Gideon Rachman

Growth will not save Europe from extremist parties

The president of the far-right National Front (FN) party, Ms Marine Le Pen (right), working the crowd on March 17, 2015, at a market in the southern French city of Avignon. Fear of immigration and anger about elite corruption have bolstered the FN -
The president of the far-right National Front (FN) party, Ms Marine Le Pen (right), working the crowd on March 17, 2015, at a market in the southern French city of Avignon. Fear of immigration and anger about elite corruption have bolstered the FN - and driven the rise of fringe political movements in Italy, Germany and Britain. -- PHOTO: AFP

Europe is in a race against time. After six years of economic crisis, extremist political parties are entrenched across the continent. Set against that, the European economy is in better shape than for some years. The question is whether economic optimism can return quickly enough to prevent the bloc's politics slithering over the edge.

The signs of political rot are evident. In France, the far-right National Front (FN) notched up about 25 per cent of the vote in regional polls on Sunday. Prime Minister Manuel Valls has warned that FN leader Marine Le Pen could actually win the presidential election in 2017. That same year, Britain could vote to leave the European Union. And by then, the single currency could also be well on the way to disintegration, with Greece out and Italy heading for the exit.

But while the political signals are still bleak, there are grounds for economic hope. Spain and Ireland, which have suffered most from debt crises and austerity economics, are finally recovering. Spain is expected to grow at 2 per cent this year and unemployment in Ireland will drop below 10 per cent soon. Even Greece had experienced a return to economic growth. More broadly, the combination of lower oil prices, a falling currency and monetary easing by the European Central Bank should deliver a considerable stimulus to the EU economy this year.

A return to growth might give Europe some breathing space and head off the chance of political disaster. The difficulty is that, although there is a link between economic hardship and political extremism, it is not precise. The collapse of the political centre can be a delayed reaction to economic woes - and can kick in just as the economy is recovering. To choose a particularly doom-laden example: the Nazis took power in 1933, after the worst of the German depression was over.

A depression, or a prolonged recession, does more than create economic hardship. It also serves to discredit mainstream ideologies and to whip up anger against political elites - and those effects can last well beyond the point of economic improvement.

Also, a sense of economic crisis is only one source of support for the political extremes in France. Fear of immigration and anger about elite corruption have bolstered the FN - and driven the rise of fringe political movements in Italy, Germany and Britain.

A return to growth is also unlikely to address completely the EU's sense of economic malaise.

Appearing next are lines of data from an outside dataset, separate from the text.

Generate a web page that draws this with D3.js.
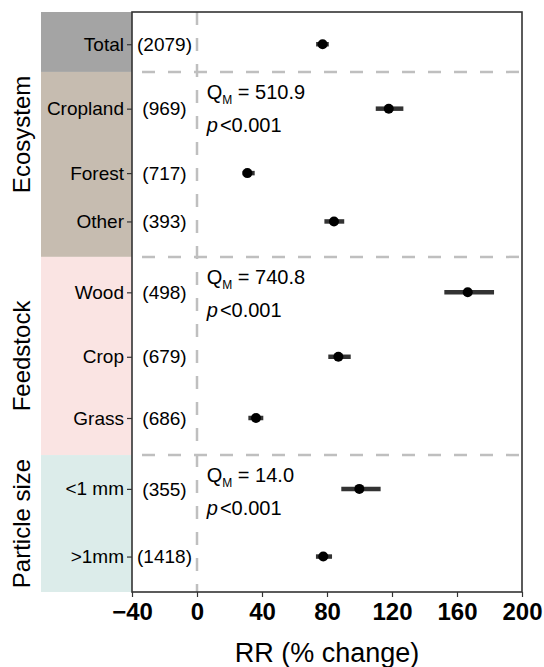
<!DOCTYPE html>
<html>
<head>
<meta charset="utf-8">
<script src="https://cdn.jsdelivr.net/npm/d3@7"></script>
<style>
  body { margin: 0; background: #fff; }
  text { font-family: "Liberation Sans", Arial, sans-serif; }
</style>
</head>
<body>
<script>
// rows, top to bottom
var categories = ["Total", "Cropland", "Forest", "Other", "Wood", "Crop", "Grass", "<1 mm", ">1mm"];
var counts = [2079, 969, 717, 393, 498, 679, 686, 355, 1418];
var means = [77.3, 118, 31, 84.3, 166.6, 87, 36.3, 99.9, 77.7];
var lower = [73.3, 110, 28, 78.4, 152.2, 80.8, 31.6, 88.8, 73.2];
var upper = [81.1, 127, 35.5, 90.6, 182.8, 94.6, 40.8, 113, 83.1];
// row position on the (continuous) category axis
var rowPos = [0.5, 1.5, 2.5, 3.25, 4.35, 5.35, 6.3, 7.4, 8.45];

// groups: band extent on the category axis
var groups = ["Total", "Ecosystem", "Feedstock", "Particle size"];
var groupStart = [0, 0.93, 3.8, 6.875];
var groupEnd = [0.93, 3.8, 6.875, 9];
var groupFill = ["#a4a4a4", "#c6bcb0", "#fae4e3", "#dcecea"];

var qmText = ["510.9", "740.8", "14.0"];
var pText = ["<0.001", "<0.001", "<0.001"];

var xTicks = [-40, 0, 40, 80, 120, 160, 200];

var width = 544, height = 667,
    margin = {top: 12, right: 22, bottom: 75, left: 132};

var svg = d3.select("body").append("svg")
    .attr("width", width)
    .attr("height", height);

var x = d3.scaleLinear()
    .domain([-40, 200])
    .range([margin.left, width - margin.right]);

var y = d3.scaleLinear()
    .domain([0, 9])
    .range([margin.top, height - margin.bottom]);

// coloured bands on the left
svg.append("g").selectAll("rect")
    .data(groups)
  .enter().append("rect")
    .attr("x", 41)
    .attr("y", function(d, i) { return y(groupStart[i]); })
    .attr("width", margin.left - 41)
    .attr("height", function(d, i) { return y(groupEnd[i]) - y(groupStart[i]); })
    .attr("fill", function(d, i) { return groupFill[i]; });

// group titles (Total has none, Ecosystem spans from the top)
var titleSpan = [null, [0, 3.8], [3.8, 6.875], [6.875, 9]];
svg.append("g").selectAll("text")
    .data(groups.slice(1))
  .enter().append("text")
    .attr("transform", function(d, i) {
      var s = titleSpan[i + 1];
      return "translate(30," + y((s[0] + s[1]) / 2) + ") rotate(-90)";
    })
    .attr("text-anchor", "middle")
    .attr("font-size", 24)
    .attr("fill", "#000")
    .text(function(d) { return d; });

// dashed reference lines
var dash = "13,13";
svg.append("line")
    .attr("x1", x(0)).attr("x2", x(0))
    .attr("y1", y(0)).attr("y2", y(9))
    .attr("stroke", "#bfbfbf")
    .attr("stroke-width", 2.5)
    .attr("stroke-dasharray", dash);

svg.append("g").selectAll("line")
    .data(groupStart.slice(1))
  .enter().append("line")
    .attr("x1", x(-40)).attr("x2", x(200))
    .attr("y1", function(d) { return y(d); })
    .attr("y2", function(d) { return y(d); })
    .attr("stroke", "#bfbfbf")
    .attr("stroke-width", 2.5)
    .attr("stroke-dasharray", dash)
    .attr("stroke-dashoffset", -10);

// sample sizes
svg.append("g").selectAll("text")
    .data(counts)
  .enter().append("text")
    .attr("x", x(-20))
    .attr("y", function(d, i) { return y(rowPos[i]); })
    .attr("dy", "0.35em")
    .attr("text-anchor", "middle")
    .attr("font-size", 19)
    .attr("fill", "#000")
    .text(function(d) { return "(" + d + ")"; });

// Q_M and p annotations
var ann = svg.append("g").selectAll("g")
    .data(qmText)
  .enter().append("g")
    .attr("transform", function(d, i) { return "translate(" + x(6) + "," + y(groupStart[i + 1]) + ")"; });

var q = ann.append("text")
    .attr("y", 27)
    .attr("font-size", 20)
    .attr("fill", "#000");
q.append("tspan").text("Q");
q.append("tspan").attr("font-size", 12).attr("dy", 5).text("M");
q.append("tspan").attr("dy", -5).text(function(d) { return " = " + d; });

var p = ann.append("text")
    .attr("y", 60)
    .attr("font-size", 20)
    .attr("fill", "#000");
p.append("tspan").attr("font-style", "italic").text("p");
p.append("tspan").attr("dx", 2).text(function(d, i) { return pText[i]; });

// error bars and points
svg.append("g").selectAll("line")
    .data(means)
  .enter().append("line")
    .attr("x1", function(d, i) { return x(lower[i]); })
    .attr("x2", function(d, i) { return x(upper[i]); })
    .attr("y1", function(d, i) { return y(rowPos[i]); })
    .attr("y2", function(d, i) { return y(rowPos[i]); })
    .attr("stroke", "#333")
    .attr("stroke-width", 4.5);

svg.append("g").selectAll("circle")
    .data(means)
  .enter().append("circle")
    .attr("cx", function(d) { return x(d); })
    .attr("cy", function(d, i) { return y(rowPos[i]); })
    .attr("r", 5)
    .attr("fill", "#000");

// panel border
svg.append("rect")
    .attr("x", x(-40))
    .attr("y", y(0))
    .attr("width", x(200) - x(-40))
    .attr("height", y(9) - y(0))
    .attr("fill", "none")
    .attr("stroke", "#333")
    .attr("stroke-width", 1.6);

// category axis
var yAxis = svg.append("g")
    .attr("transform", "translate(" + margin.left + ",0)")
    .call(d3.axisLeft(y)
      .tickValues(rowPos)
      .tickFormat(function(d, i) { return categories[i]; })
      .tickSize(5)
      .tickPadding(3));
yAxis.select(".domain").remove();
yAxis.selectAll(".tick line").attr("stroke", "#333").attr("stroke-width", 1.2);
yAxis.selectAll(".tick text")
    .attr("font-size", 19)
    .attr("font-family", "Liberation Sans, Arial, sans-serif")
    .attr("fill", "#000");

// value axis
var xAxis = svg.append("g")
    .attr("transform", "translate(0," + y(9) + ")")
    .call(d3.axisBottom(x)
      .tickValues(xTicks)
      .tickSize(5)
      .tickPadding(6));
xAxis.select(".domain").remove();
xAxis.selectAll(".tick line").attr("stroke", "#333").attr("stroke-width", 1.2);
xAxis.selectAll(".tick text")
    .attr("font-size", 24)
    .attr("font-weight", "bold")
    .attr("font-family", "Liberation Sans, Arial, sans-serif")
    .attr("fill", "#000");

svg.append("text")
    .attr("x", (x(-40) + x(200)) / 2)
    .attr("y", 662)
    .attr("text-anchor", "middle")
    .attr("font-size", 27)
    .attr("fill", "#000")
    .text("RR (% change)");
</script>
</body>
</html>
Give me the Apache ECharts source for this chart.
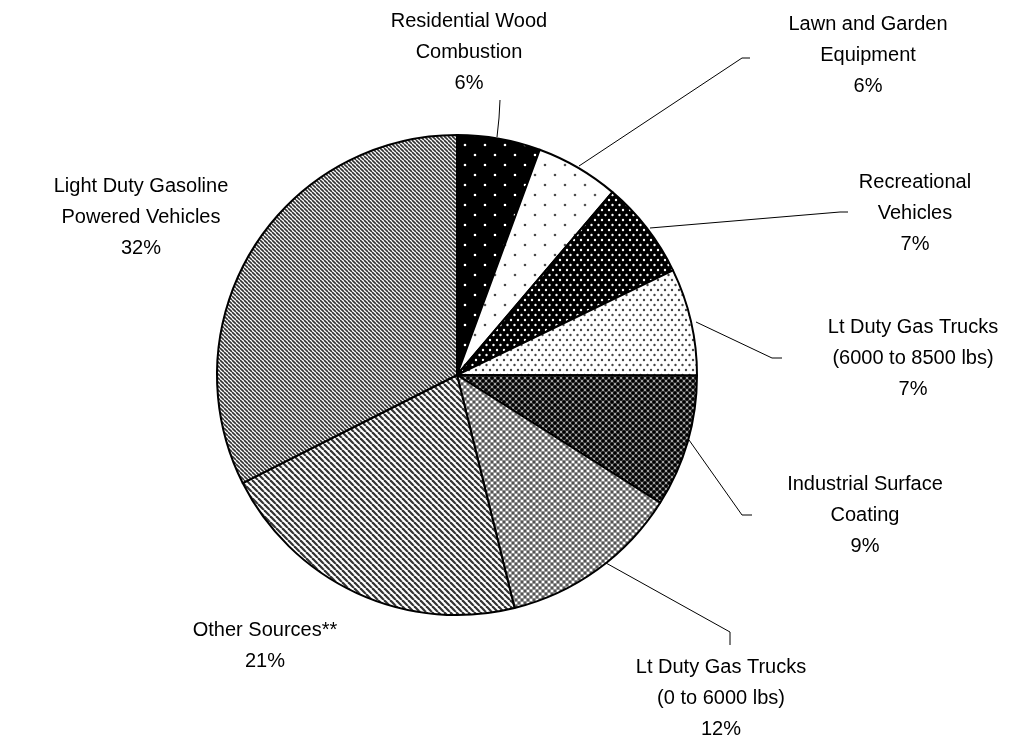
<!DOCTYPE html>
<html><head><meta charset="utf-8">
<script src="https://cdn.jsdelivr.net/npm/echarts@6/dist/echarts.min.js"></script>
<style>html,body{margin:0;padding:0;background:#fff}#c{width:1026px;height:748px}</style>
</head><body><div id="c"></div>
<script>
const categories = [
  'Residential Wood\nCombustion',
  'Lawn and Garden\nEquipment',
  'Recreational\nVehicles',
  'Lt Duty Gas Trucks\n(6000 to 8500 lbs)',
  'Industrial Surface\nCoating',
  'Lt Duty Gas Trucks\n(0 to 6000 lbs)',
  'Other Sources**',
  'Light Duty Gasoline\nPowered Vehicles'
];
const values = [5.6, 5.6, 6.6, 7.2, 8.9, 12.2, 21.4, 32.4];

function tile(w, h, draw) {
  const c = document.createElement('canvas');
  c.width = w; c.height = h;
  const g = c.getContext('2d');
  draw(g, w, h);
  return { image: c, repeat: 'repeat' };
}
function dots(g, pts, r, col) {
  g.fillStyle = col;
  pts.forEach(p => { g.beginPath(); g.arc(p[0], p[1], r, 0, Math.PI * 2); g.fill(); });
}
function lattice(w, h) {
  return [[0,0],[w,0],[0,h],[w,h],[w/2,h/2]];
}
function cross(w, h) {
  return [[w/2,0],[0,h/2],[w,h/2],[w/2,h]];
}
function stripes(s, lw, col, bg) {
  return tile(s, s, (g) => {
    g.fillStyle = bg; g.fillRect(0, 0, s, s);
    g.strokeStyle = col; g.lineWidth = lw;
    for (let k = -1; k <= 1; k++) {
      g.beginPath(); g.moveTo(k * s, 0); g.lineTo(k * s + s, s); g.stroke();
    }
  });
}
const patterns = [
  tile(20, 20, (g, w, h) => { g.fillStyle = '#000'; g.fillRect(0, 0, w, h); dots(g, [[5,5],[15,15]], 1.3, '#fff'); }),
  tile(20, 20, (g, w, h) => { g.fillStyle = '#fff'; g.fillRect(0, 0, w, h); dots(g, [[5,5],[15,15]], 1.3, '#555'); }),
  tile(7, 10, (g, w, h) => { g.fillStyle = '#000'; g.fillRect(0, 0, w, h); dots(g, lattice(w, h), 1.2, '#fff'); }),
  tile(7, 10, (g, w, h) => { g.fillStyle = '#fff'; g.fillRect(0, 0, w, h); dots(g, lattice(w, h), 1.2, '#444'); }),
  tile(6, 6, (g, w, h) => { g.fillStyle = '#555'; g.fillRect(0, 0, w, h); dots(g, lattice(w, h), 1.8, '#000'); dots(g, cross(w, h), 0.8, '#fff'); }),
  tile(6, 6, (g, w, h) => { g.fillStyle = '#999'; g.fillRect(0, 0, w, h); dots(g, lattice(w, h), 1.4, '#555'); dots(g, cross(w, h), 1.3, '#fff'); }),
  stripes(6, 2.2, '#333', '#fff'),
  stripes(4, 1.6, '#333', '#fff')
];

const labelPlace = [
  { x: 469, y: 52,  line: [[497,137],[499,118],[500,100]] },
  { x: 868, y: 55,  line: [[579,166],[742,58],[750,58]] },
  { x: 915, y: 213, line: [[650,228],[840,212],[848,212]] },
  { x: 913, y: 358, line: [[696,322],[772,358],[782,358]] },
  { x: 865, y: 515, line: [[689,440],[742,515],[752,515]] },
  { x: 721, y: 698, line: [[606,563],[730,632],[730,645]] },
  { x: 265, y: 646, line: null },
  { x: 141, y: 217, line: null }
];

const data = categories.map((name, i) => ({
  name: name,
  value: values[i],
  itemStyle: { color: patterns[i] },
  labelLine: { show: !!labelPlace[i].line }
}));

const chart = echarts.init(document.getElementById('c'));
chart.setOption({
  animation: false,
  backgroundColor: '#fff',
  series: [{
    type: 'pie',
    center: [457, 375],
    radius: 240,
    startAngle: 90,
    clockwise: true,
    avoidLabelOverlap: false,
    data: data,
    itemStyle: { borderColor: '#000', borderWidth: 2 },
    label: {
      show: true,
      position: 'outside',
      fontFamily: 'Liberation Sans, Arial, sans-serif',
      fontSize: 20,
      lineHeight: 31,
      color: '#000',
      align: 'center',
      formatter: p => p.name + '\n' + Math.round(p.percent) + '%'
    },
    labelLine: { show: true, lineStyle: { color: '#000', width: 1 }, length: 20, length2: 10 },
    labelLayout: function (p) {
      const L = labelPlace[p.dataIndex];
      const o = { x: L.x, y: L.y, align: 'center', verticalAlign: 'middle' };
      if (L.line) o.labelLinePoints = L.line;
      return o;
    },
    emphasis: { disabled: true }
  }]
});
</script>
</body></html>
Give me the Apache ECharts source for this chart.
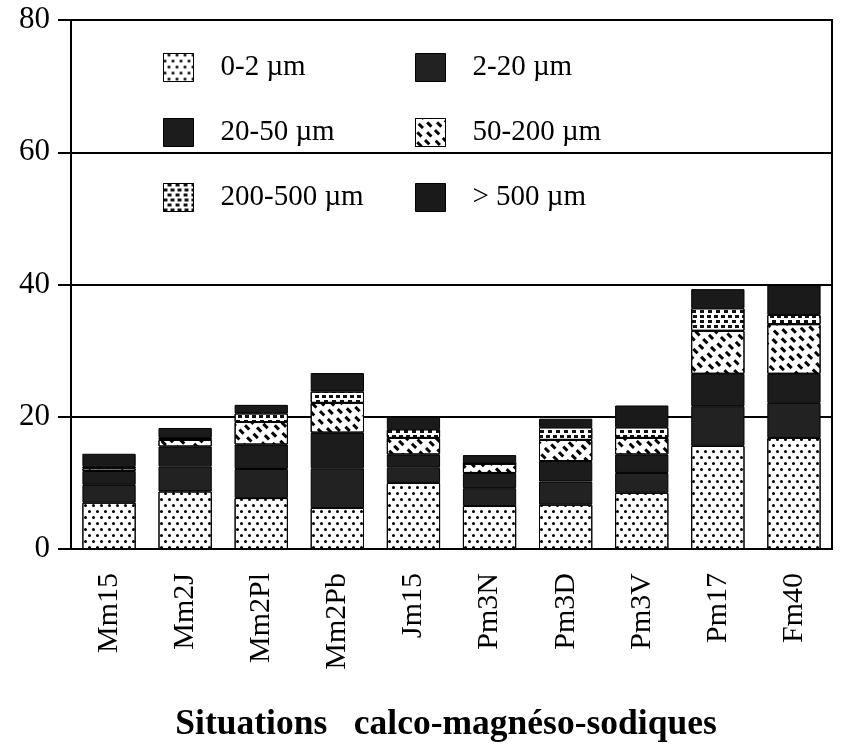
<!DOCTYPE html>
<html><head><meta charset="utf-8">
<script src="https://cdn.jsdelivr.net/npm/echarts@6/dist/echarts.min.js"></script>
<style>html,body{margin:0;padding:0;background:#fff}#c{width:842px;height:754px}</style>
</head><body><div id="c"></div>
<script>
const categories = ['Mm15','Mm2J','Mm2Pl','Mm2Pb','Jm15','Pm3N','Pm3D','Pm3V','Pm17','Fm40'];
const yTicks = [0, 20, 40, 60, 80];
const seriesNames = ['0-2 µm','2-20 µm','20-50 µm','50-200 µm','200-500 µm','> 500 µm'];
const v0_2     = [7.0, 8.7, 7.7, 6.2, 10.0, 6.5, 6.7, 8.5, 15.6, 16.8];
const v2_20    = [2.7, 3.8, 4.4, 6.0, 2.3, 2.7, 3.5, 3.0, 6.0, 5.3];
const v20_50   = [2.1, 3.0, 3.7, 5.4, 2.0, 2.3, 3.1, 2.8, 4.9, 4.4];
const v50_200  = [0.4, 1.0, 3.4, 4.5, 2.5, 1.4, 3.2, 2.5, 6.5, 7.5];
const v200_500 = [0.3, 0.3, 1.3, 1.7, 1.3, 0.0, 1.9, 1.6, 3.4, 1.4];
const v500     = [1.9, 1.5, 1.3, 2.8, 1.9, 1.3, 1.3, 3.3, 2.9, 4.5];
const titleText = 'Situations   calco-magnéso-sodiques';

const serif = 'Liberation Serif';
const styles = [
  {color:'#fff', decal:{symbol:'circle', symbolSize:1, color:'#000', dashArrayX:[[2.6,4.6],[0,3.6,2.6,1]], dashArrayY:[2.6,2.4]}},
  {color:'#222'},
  {color:'#1c1c1c'},
  {color:'#fff', decal:{symbol:'rect', symbolSize:1, color:'#000', dashArrayX:[[6,5],[0,5.5,6,0]], dashArrayY:[2.4,3.5], rotation:Math.PI/4}},
  {color:'#fff', decal:{symbol:'rect', symbolSize:1, color:'#111', dashArrayX:[[4,3],[0,3.5,4,0]], dashArrayY:[3,2]}},
  {color:'#1a1a1a'}
];
const data = [v0_2, v2_20, v20_50, v50_200, v200_500, v500];
const chart = echarts.init(document.getElementById('c'));
const legendCommon = {
  orient:'vertical', top:48, itemWidth:30, itemHeight:28, itemGap:36, icon:'rect',
  textStyle:{fontFamily:serif, fontSize:29, lineHeight:28, color:'#000', padding:[0,0,0,22]},
  itemStyle:{borderColor:'#000', borderWidth:1}, selectedMode:false
};
chart.setOption({
  animation:false,
  backgroundColor:'#fff',
  grid:{left:71, right:10, top:20, bottom:205, show:true, borderColor:'#000', borderWidth:2, backgroundColor:'transparent'},
  legend:[
    Object.assign({}, legendCommon, {left:158, data:[seriesNames[0], seriesNames[2], seriesNames[4]]}),
    Object.assign({}, legendCommon, {left:410, data:[seriesNames[1], seriesNames[3], seriesNames[5]]})
  ],
  xAxis:{type:'category', data:categories,
    axisLine:{lineStyle:{color:'#000', width:2}},
    axisTick:{alignWithLabel:true, length:14, lineStyle:{color:'#000', width:2}},
    axisLabel:{rotate:90, margin:24, fontFamily:serif, fontSize:30, color:'#000'}},
  yAxis:{type:'value', min:yTicks[0], max:yTicks[yTicks.length-1], interval:20,
    axisLine:{show:true, lineStyle:{color:'#000', width:2}},
    axisTick:{show:true, length:13, lineStyle:{color:'#000', width:2}},
    axisLabel:{margin:21, fontFamily:serif, fontSize:31, color:'#000'},
    splitLine:{show:true, lineStyle:{color:'#000', width:2}}},
  graphic:[{type:'text', x:446, y:725,
    style:{text:titleText, align:'center', verticalAlign:'middle', fontFamily:serif, fontSize:35.5, fontWeight:'bold', fill:'#000'}}],
  series: seriesNames.map((n,i)=>({
    name:n, type:'bar', stack:'s', barWidth:'70%', data:data[i],
    itemStyle:Object.assign({borderColor:'#000', borderWidth:1}, styles[i])
  }))
});
</script></body></html>
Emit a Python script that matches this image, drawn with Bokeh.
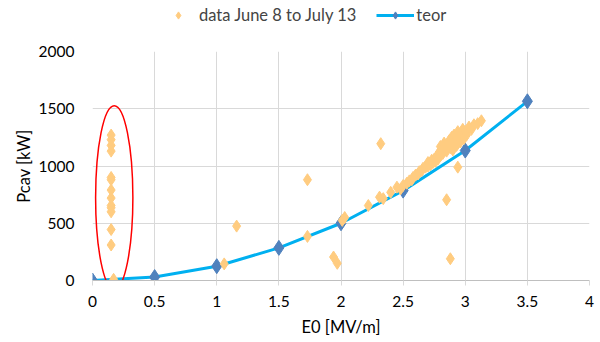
from bokeh.plotting import figure
from bokeh.models import Legend, LegendItem, Range1d, FixedTicker
from bokeh.layouts import column
from bokeh.embed import file_html
from bokeh.resources import INLINE

# theoretical curve
teor_e = [0, 0.5, 1.0, 1.5, 2.0, 2.5, 3.0, 3.5]
teor_p = [0, 30, 125, 285, 500, 785, 1135, 1565]

# measured data June 8 to July 13
data_e = [0.15, 0.15, 0.15, 0.15, 0.15, 0.15, 0.15, 0.15, 0.15, 0.15, 0.15, 0.15, 0.15, 0.17,
          1.06, 1.16, 1.73, 1.73, 1.94, 1.97, 2.01, 2.03, 2.22, 2.31, 2.34, 2.32, 2.40, 2.45,
          2.48, 2.50, 2.53, 2.55, 2.57, 2.58, 2.60, 2.62, 2.63, 2.65, 2.66, 2.68, 2.70, 2.70,
          2.72, 2.73, 2.74, 2.75, 2.76, 2.77, 2.78, 2.78, 2.79, 2.80, 2.80, 2.81, 2.82, 2.83,
          2.84, 2.85, 2.86, 2.87, 2.88, 2.89, 2.90, 2.90, 2.91, 2.92, 2.93, 2.94, 2.95, 2.96,
          2.97, 2.98, 2.99, 3.00, 3.01, 3.03, 3.05, 3.07, 3.10, 3.13,
          2.85, 2.88, 2.94]
data_p = [1270, 1230, 1180, 1130, 900, 880, 790, 720, 655, 635, 600, 445, 310, 10,
          145, 475, 880, 385, 205, 150, 525, 550, 655, 728, 715, 1195, 770, 815,
          800, 830, 850, 870, 880, 900, 920, 930, 950, 960, 980, 990, 1000, 1030,
          1010, 1050, 1030, 1060, 1040, 1080, 1100, 1060, 1120, 1090, 1170, 1140, 1110, 1200,
          1150, 1130, 1180, 1220, 1160, 1250, 1200, 1140, 1270, 1230, 1180, 1300, 1250, 1210,
          1280, 1320, 1240, 1300, 1270, 1340, 1320, 1360, 1370, 1395,
          705, 190, 990]

x_ticks = [0, 0.5, 1, 1.5, 2, 2.5, 3, 3.5, 4]
x_labels = ["0", "0.5", "1", "1.5", "2", "2.5", "3", "3.5", "4"]
y_ticks = [0, 500, 1000, 1500, 2000]

FONT = "Lato"
FS_TICK = "15.5px"
FS_TEXT = "16.5px"
ORANGE = "#FFCC80"
LINE_BLUE = "#00B0F0"
MARK_BLUE = "#4F81BD"

# ---------------- main chart ----------------
p = figure(width=600, height=314, output_backend="svg", toolbar_location=None,
           x_range=Range1d(0, 4), y_range=Range1d(0, 2000),
           min_border_left=92, min_border_right=11, min_border_bottom=62, min_border_top=23)
p.outline_line_color = None
p.background_fill_color = "white"

p.line(teor_e, teor_p, line_color=LINE_BLUE, line_width=3)
p.scatter(teor_e, teor_p, marker="diamond", size=15, fill_color=MARK_BLUE, line_color=MARK_BLUE)
p.scatter(data_e, data_p, marker="diamond", size=12, fill_color=ORANGE, line_color=ORANGE)

p.ellipse(x=0.175, y=724, width=0.30, height=1606, fill_color=None,
          line_color="#FF0000", line_width=1.5)

p.xaxis.ticker = FixedTicker(ticks=x_ticks)
p.xaxis.major_label_overrides = {t: l for t, l in zip(x_ticks, x_labels)}
p.yaxis.ticker = FixedTicker(ticks=y_ticks)
for ax in (p.xaxis, p.yaxis):
    ax.minor_tick_line_color = None
    ax.major_label_text_font = FONT
    ax.major_label_text_font_size = FS_TICK
    ax.major_label_text_color = "#000000"
    ax.axis_label_text_font = FONT
    ax.axis_label_text_font_size = FS_TEXT
    ax.axis_label_text_font_style = "normal"
    ax.axis_label_text_color = "#000000"
p.yaxis.major_tick_line_color = None
p.xaxis.major_tick_line_color = "#D9D9D9"
p.xaxis.major_tick_in = 0
p.xaxis.major_tick_out = 5
p.xaxis.axis_label = "E0 [MV/m]"
p.yaxis.axis_label = "Pcav [kW]"
p.xaxis.axis_line_color = "#BFBFBF"
p.xaxis.axis_line_width = 1
p.yaxis.axis_line_color = None
p.xaxis.major_label_standoff = 10
p.yaxis.major_label_standoff = 12
p.xaxis.axis_label_standoff = 7
p.yaxis.axis_label_standoff = 2

p.xgrid.ticker = FixedTicker(ticks=x_ticks)
p.ygrid.ticker = FixedTicker(ticks=y_ticks)
p.grid.grid_line_color = "#D9D9D9"
p.grid.grid_line_width = 1

# ---------------- legend strip above ----------------
lg = figure(width=600, height=28, output_backend="svg", toolbar_location=None,
            x_range=Range1d(10, 11), y_range=Range1d(10, 11),
            x_axis_type=None, y_axis_type=None, min_border=0,
            min_border_left=0, min_border_right=0, min_border_top=0, min_border_bottom=0)
lg.grid.visible = False
lg.outline_line_color = None
l_data = lg.scatter(data_e, data_p, marker="diamond", size=12, fill_color=ORANGE, line_color=ORANGE)
l_line = lg.line(teor_e, teor_p, line_color=LINE_BLUE, line_width=3)
l_mark = lg.scatter(teor_e, teor_p, marker="diamond", size=12, fill_color=MARK_BLUE, line_color=MARK_BLUE)

legend = Legend(items=[LegendItem(label="data June 8 to July 13", renderers=[l_data]),
                       LegendItem(label="teor", renderers=[l_line, l_mark])],
                orientation="horizontal", location=(67, 3),
                label_text_font=FONT, label_text_font_size=FS_TEXT,
                border_line_color=None, background_fill_alpha=0,
                glyph_width=38, glyph_height=18, label_standoff=2, spacing=20,
                padding=0, margin=0)
lg.add_layout(legend, "center")

layout = column(lg, p, spacing=0)
open("out.html", "w").write(file_html(layout, INLINE))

Across Europe there is a fear that nations have been living beyond their means and may have to accept a permanent downward adjustment in living standards. In countries such as Greece, Portugal and Ireland, that adjustment took place in a swift and brutal fashion because of the financial crisis - and has resulted in cuts in nominal wages and pensions.

But even countries that escaped the worst of the crisis are going through an adjustment in living standards that is hitting the young particularly hard. Rates of youth unemployment are frighteningly high in some countries: above 50 per cent in Spain, nearly 40 per cent in Italy, 23 per cent in France and 17 per cent in Britain. There is a fear that the rising generation will live less secure lives than their parents.

Even with quite strong growth, there is disillusionment with the political establishment. Britain's general election in May will likely see a record low share of the vote for the parties that have dominated post-war politics, the Conservatives and Labour, and strong gains for nationalist parties in Scotland and England.

In Italy all of the leading opposition parties are in favour of pulling out of the euro - a remarkable trend in a country that has traditionally been fervently committed to the European project.

Hungary is ruled by a semi-authoritarian administration and has an overtly racist party on the rise.

But it is France that matters most. If Britain left Europe or Greece quit the euro, the European project would stagger on. But the election of Ms Le Pen as French president would in effect spell the end of the EU.

To avoid ratcheting up political tensions in France, Brussels has just allowed its government once again to break EU rules on budget deficits. The fact that the FN has not made a decisive breakthrough in this weekend's elections will feed the hope that an economic recovery will arrive, just in time, to stabilise the country.

But ultimately France and the other EU members need more than a modest uptick in growth to restore the health of their political systems. They need mainstream politicians who can paint a convincing and optimistic picture of the future. So far, there is not much sign of that.